According to the British Retail Consortium (BRC), UK retail sales values were up 1.8% on a like-for-like basis from May 2012, when they had increased 1.3% on the preceding year. On a total basis, sales were up 3.4%, against a 3.4% increase in May 2012. The total growth of 3.4% was above the three-month average of 2.3% and the long-term 12-month average of 2.5%.
Furniture and Flooring was the best-performing category for the first time since January 2011. Online sales were up 11.0% compared with May 2012, when they had risen by 12.4%.
Helen Dickinson, director general, British Retail Consortium, says: "Retailers pulled off a good result in May despite contending with topsy-turvy temperatures and continued economic difficulties. The first month since February to be free of Easter timing distortions showed positive total growth in every category and overall growth well above the 12-month average.
"May was a month of two halves for weather, meaning that retailers had to stay one step ahead when planning their promotional activity. The signs are that temporary discounts and offers worked well to tempt shoppers into stores and clear some of the stock that had been slow to sell during the preceding months. This strategy paid off particularly well for furniture and flooring, May's best-performing category. Meanwhile, seasonal fashions returned to form when sunshine set in early in May, but growth slumped with temperatures in the second half of the month.

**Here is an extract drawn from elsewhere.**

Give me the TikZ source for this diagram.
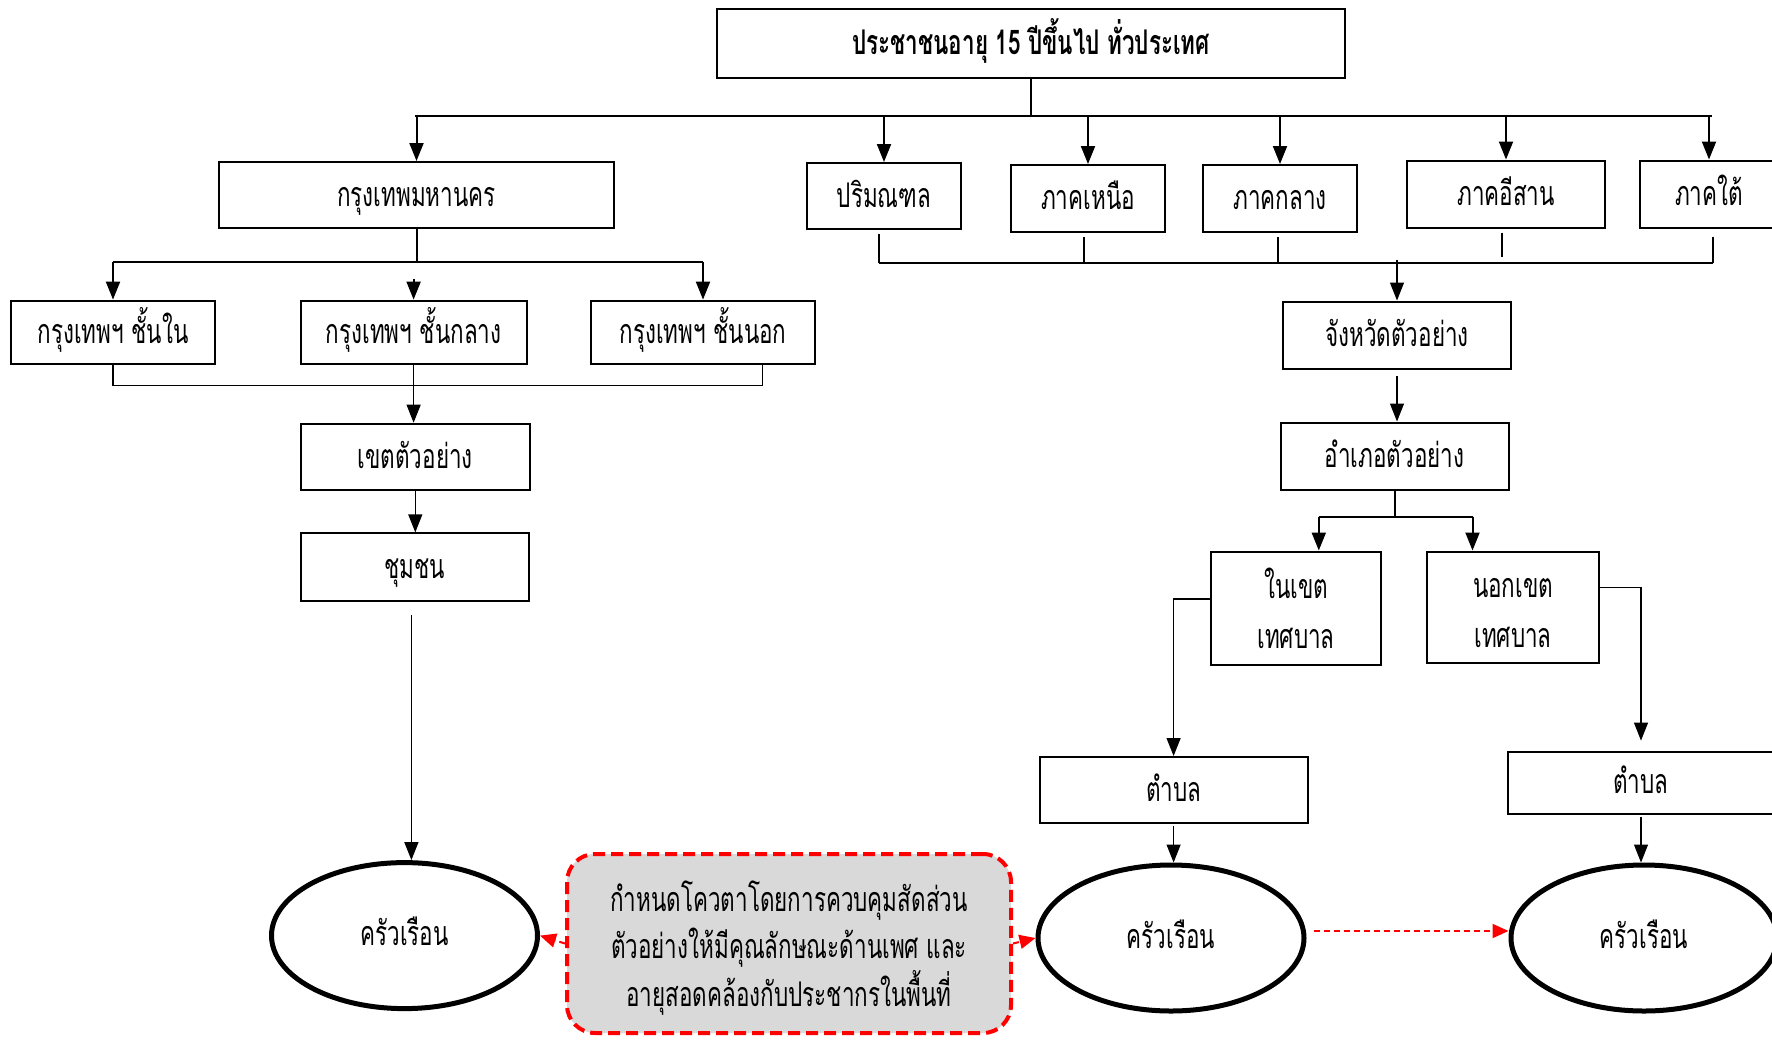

"The signs are that retailers read conditions well in May and adapted their offer accordingly. Customers are still price-conscious but responding well to good deals, especially for big-ticket items. But volatile economic conditions mean that this will remain a delicate balancing act for some time to come."
David McCorquodale, head of retail, KPMG, says: "While sales didn't soar through the roof, this is still a very creditable performance from UK retailers. Remember, these are 'back to basics' sales that haven't been artificially boosted by one-off factors like Easter or last year's Jubilee. Promoting the right product at the right price made the difference in May.
"To some extent retailers had their bacon saved by online sales, underlining the growing importance of the digital channel. Online sales growth helped to counter variable performances on the high street as many chose to take advantage of the same promotional offers from their sofas.
"Whilst growth in Food was much in line with inflation, the categories of Furniture and Flooring, Other Non-Food and Childrenswear fared best. Electricals, still impacted by the effect of Comet, performed strongly, and gardening and DIY fared better on the dry days. In the fashion world, consumers appear to have accepted the fact that summer may not involve days on end of glorious sunshine and have slowly succumbed to replenishing their wardrobes.
"Consumers remain highly sensitive about price and retailers are increasingly using promotional activity to drive footfall or the online equivalent. Just how much margin is being given away to boost sales is yet to be seen in the retailers' accounts but, on the surface, these promotions seem to be working."